See env.example for comprehensive template.

Setup Wizard Outputs

  • Keep .env host-usable. Container-only hostnames and staged SSL paths belong in the wizard-managed compose layer, not persisted back into .env.
  • Treat docker-compose.final.yml as generated output assembled from scripts/setup/templates/*.yml.
  • For setup workflow changes, prefer make env-* targets over direct scripts/setup/setup.sh calls.

Code Style

Language

Comments, backend code, and log messages in English. Frontend uses i18next for multi-language support.

Python

  • Follow PEP 8 with 4-space indentation
  • Use type annotations
  • Prefer dataclasses for state management
  • Use lightrag.utils.logger instead of print
  • Async/await patterns throughout

TypeScript / React (incl.
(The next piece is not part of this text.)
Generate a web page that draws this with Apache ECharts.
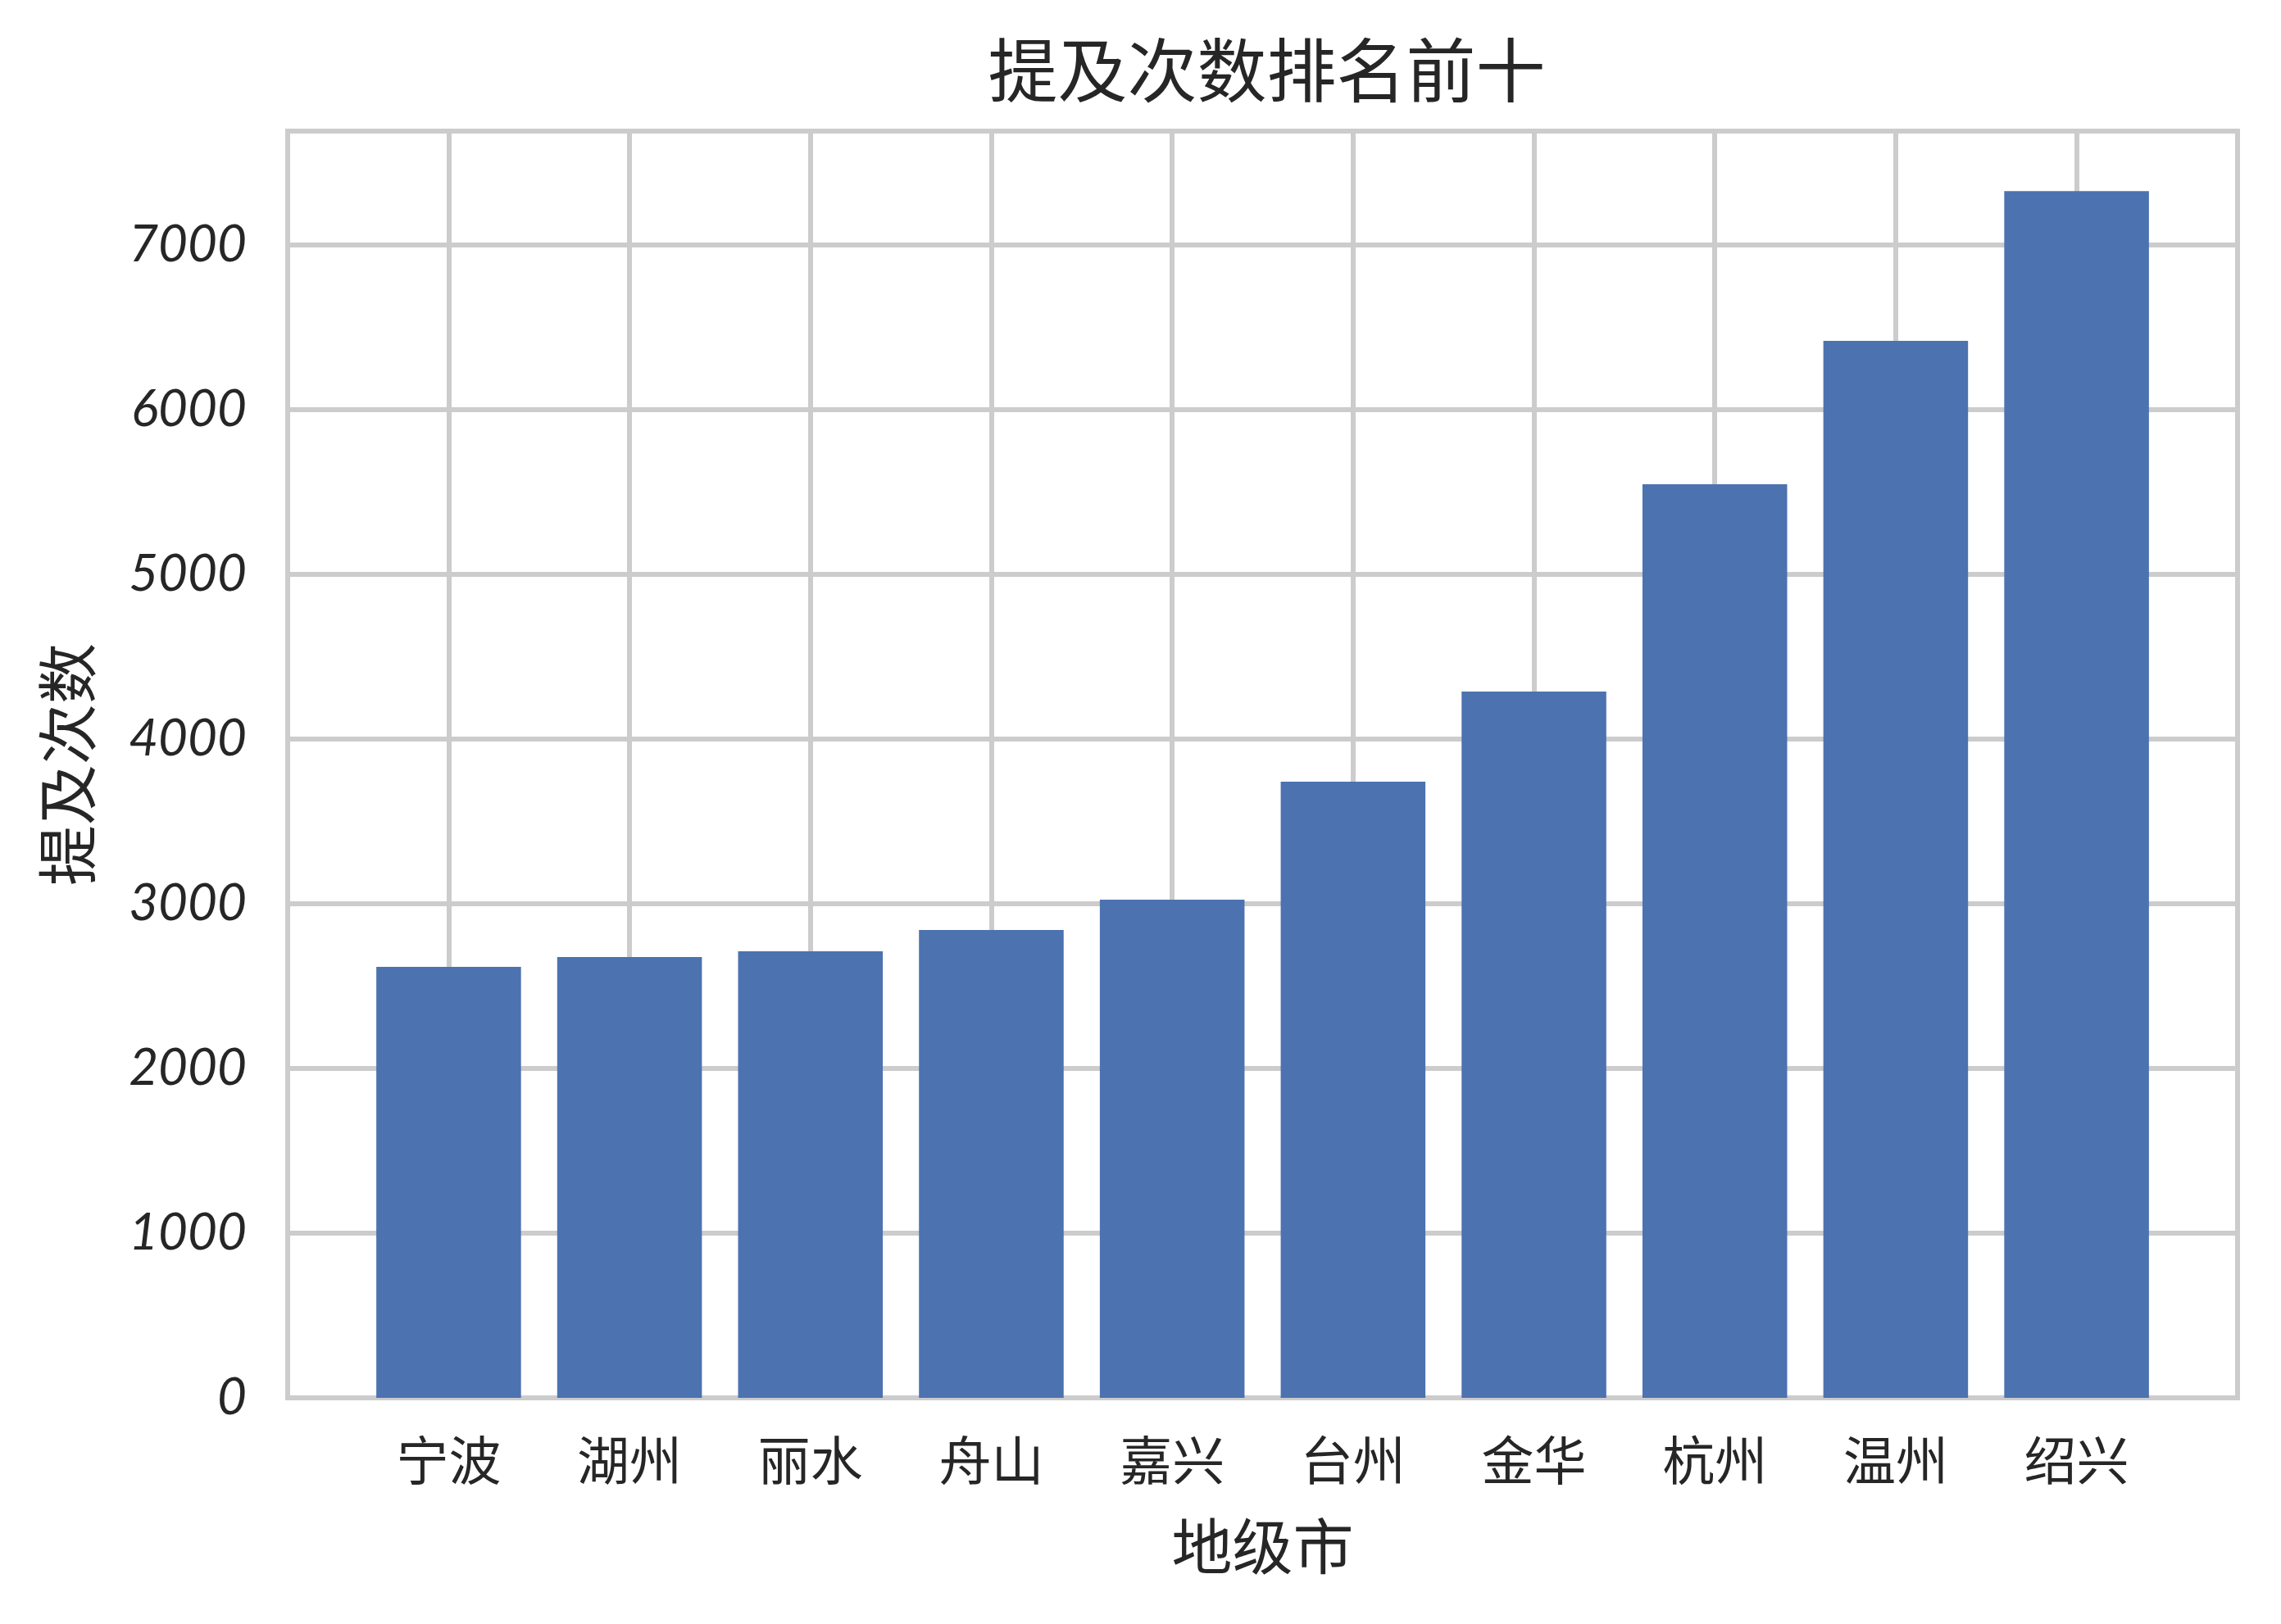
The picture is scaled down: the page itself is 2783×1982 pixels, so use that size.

WebUI ESLint)

  • Functional components with hooks; PascalCase for components
  • 2-space indentation, single quotes (enforced by @stylistic rules)
  • Tailwind utility-first styling
  • ESLint stack: TypeScript-ESLint + React Hooks plugin + Prettier; @typescript-eslint/no-explicit-any is disabled (allowed)

Commit and Pull Request Guidance

  • If this repo is a fork of HKUDS/LightRAG. Target to HKUDS/LightRAG when creating PRs, not the fork's own repo.
  • PR descriptions should include: summary, motivation, linked issues if applyed, what's changed, what's broken and how it works.